Read that again, and remember who is saying it. The most powerful reasoner the Church ever had is telling you that at the altar your senses fail — your eyes, your hands, your tongue all report “bread” — and that the only faculty that reaches the truth there is faith in the word of Christ. The man who trusted human reason more than almost anyone who ever lived knelt before the Eucharist and wrote that reason’s own instruments are deceived here, and that the word of Christ is the one thing that is not.
This is the answer to the question every skeptic thinks is devastating: “You really believe it’s literally His body?”
Yes. And the smartest man in the history of the Church examined that exact claim with more rigor than any modern critic has ever brought to it — and concluded that when Christ took bread and said Hoc est corpus meum, “This is my body,” a thing becomes what its Creator declares it to be. The “it’s just a symbol” theory is not a more sophisticated position than Aquinas reached. It is a 16th-century retreat from what every Christian, East and West, had believed for fifteen hundred years — and it was answered, in advance, by a man who could out-think its inventors in his sleep.

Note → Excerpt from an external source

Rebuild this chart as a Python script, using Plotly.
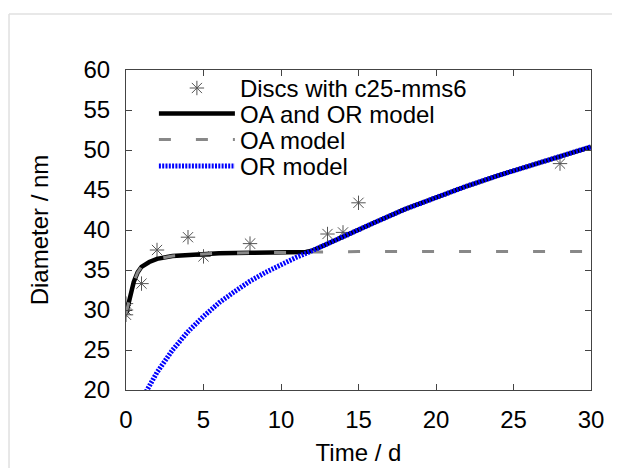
import plotly.graph_objects as go

# Observed data (Discs with c25-mms6)
t_obs = [0, 0, 0, 1, 2, 4, 5, 8, 13, 14, 15, 28]
d_obs = [29.4, 30.0, 30.8, 33.3, 37.5, 39.1, 36.7, 38.3, 39.5, 39.7, 43.4, 48.3]

# OA and OR model
t_oaor = [0, 0.1, 0.25, 0.5, 0.75, 1, 1.5, 2, 3, 4, 5, 6, 8, 10, 11.6,
          12, 13, 14, 16, 18, 20, 22, 24, 26, 28, 30]
d_oaor = [29.5, 30.4, 31.6, 33.5, 34.7, 35.4, 36.0, 36.4, 36.75, 36.9, 37.0, 37.1, 37.15, 37.2, 37.25,
          37.4, 38.3, 39.2, 40.9, 42.6, 44.1, 45.5, 46.8, 48.0, 49.2, 50.4]

# OA model
t_oa = [0, 0.1, 0.25, 0.5, 0.75, 1, 1.5, 2, 3, 4, 5, 6, 8, 10, 12, 15, 20, 25, 30]
d_oa = [29.5, 30.4, 31.6, 33.5, 34.7, 35.4, 36.0, 36.4, 36.75, 36.9, 37.0, 37.1, 37.15, 37.2, 37.25,
        37.3, 37.3, 37.3, 37.3]

# OR model
t_or = [1.3, 2, 3, 4, 5, 6, 7, 8, 9, 10, 11, 12, 13, 14, 16, 18, 20, 22, 24, 26, 28, 30]
d_or = [19.8, 22.2, 25.0, 27.3, 29.2, 30.9, 32.3, 33.6, 34.7, 35.7, 36.6, 37.4, 38.3, 39.2,
        40.9, 42.6, 44.1, 45.5, 46.8, 48.0, 49.2, 50.4]

x_ticks = [0, 5, 10, 15, 20, 25, 30]
y_ticks = [20, 25, 30, 35, 40, 45, 50, 55, 60]

FONT = "Liberation Sans, Arial, sans-serif"
FS = 24

fig = go.Figure()
fig.add_trace(go.Scatter(
    x=t_obs, y=d_obs, mode="markers", name="Discs with c25-mms6", legend="legend",
    marker=dict(symbol="asterisk-open", size=12, color="#555555",
                line=dict(color="#555555", width=1)),
))
fig.add_trace(go.Scatter(
    x=t_oaor, y=d_oaor, mode="lines", name="OA and OR model", legend="legend2",
    line=dict(color="black", width=4.5),
))
fig.add_trace(go.Scatter(
    x=t_oa, y=d_oa, mode="lines", name="OA model", legend="legend3",
    line=dict(color="#888888", width=3, dash="12px,25px"),
))
fig.add_trace(go.Scatter(
    x=t_or, y=d_or, mode="lines", name="OR model", legend="legend4",
    line=dict(color="#0000ff", width=5, dash="2px,1.3px"),
))

axis_common = dict(
    showline=True, linecolor="#444444", linewidth=1, mirror="ticks",
    ticks="inside", ticklen=6, tickcolor="#444444", tickwidth=1,
    showgrid=False, zeroline=False,
    tickfont=dict(family=FONT, size=FS, color="black"),
)

leg_x = 0.06
def leg(y):
    return dict(x=leg_x, y=y, xanchor="left", yanchor="top",
                bgcolor="rgba(0,0,0,0)", borderwidth=0, itemwidth=76,
                font=dict(family=FONT, size=FS, color="black"))

fig.update_layout(
    width=620, height=468,
    paper_bgcolor="white", plot_bgcolor="white",
    margin=dict(l=118, r=37, t=62, b=86),
    font=dict(family=FONT, size=FS, color="black"),
    xaxis=dict(range=[0, 30], tickvals=x_ticks, ticklabelstandoff=8,
               title=dict(text="Time / d", font=dict(family=FONT, size=FS), standoff=12),
               **axis_common),
    yaxis=dict(range=[20, 60], tickvals=y_ticks, ticklabelstandoff=10,
               title=dict(text="Diameter / nm", font=dict(family=FONT, size=FS), standoff=28),
               **axis_common),
    legend=leg(1.0128),
    legend2=leg(0.9331),
    legend3=leg(0.8519),
    legend4=leg(0.7691),
    showlegend=True,
    shapes=[
        dict(type="line", xref="paper", yref="paper", x0=-0.2516, y0=1.175, x1=1.3, y1=1.175,
             line=dict(color="#e0e0e0", width=1.5)),
        dict(type="line", xref="paper", yref="paper", x0=-0.2516, y0=1.175, x1=-0.2516, y1=-0.4,
             line=dict(color="#e0e0e0", width=1.5)),
    ],
)

fig.write_html("out.html")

There is a tradition told of him at Naples. Praying before a crucifix after writing on the Eucharist, Thomas heard a voice: “You have written well of me, Thomas. What reward will you have?” And the greatest mind the Church ever produced — who could have asked for anything — answered: “None other than Yourself, Lord.”
That is Corpus Christi.
The most brilliant man who ever served the Church bent the whole of that brilliance to one task: to adore, and to teach the rest of us to adore, a Presence his own genius told him was really, truly, substantially there under the appearance of bread. He did not want a reward for it. He wanted the One he had defended.
Today the Church carries that same Host through the streets, in the monstrance, with the hymns Thomas wrote. Not a symbol. Not an idea. A Person — the Body of Christ, really present — exactly as the smartest man in her history said, on his knees, with his reason laid down at the foot of the altar.
Adoro te devote. I devoutly adore you.